Both musicians have evolved significantly over the course of their careers. Zahn began his musical life as a studio and touring musician. As the allure of the road began to wane, he moved to Greenwich Village and began a successful career arranging and producing, predominately for singer/songwriters. Backer Spielvogel then brought him into its music department where he quickly rose to become the youngest vice president in the company, ascending to become director of music. From there Alan founded Red House Music, where he composed and produced music for hundreds of commercials, winning multiple awards in the process.

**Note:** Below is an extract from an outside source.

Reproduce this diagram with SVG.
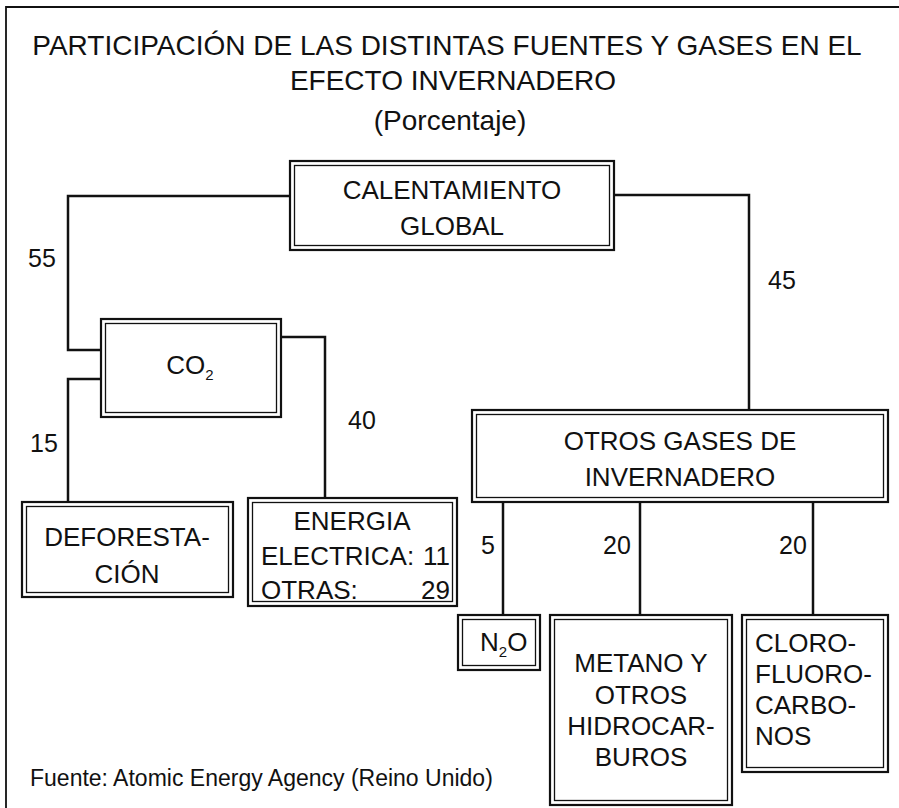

The Williamsburg, Brooklyn-based Turner opted out of his final year at Julliard, when he joined the Metropolitan Opera Orchestra, where he is now the Assistant Principal Cellist. An accomplished singer and songwriter, guitarist, and pianist, Turner has performed in Asia, Europe, Australasia and throughout North America. He has recorded and performed from Carnegie Hall to MTV Unplugged, with artists such as David Byrne, My Morning Jacket, Renee Fleming, LCD Soundsystem, and Lupe Fiasco. Though he is relatively new at scoring and sound design for the screen, he has taken to it rapidly.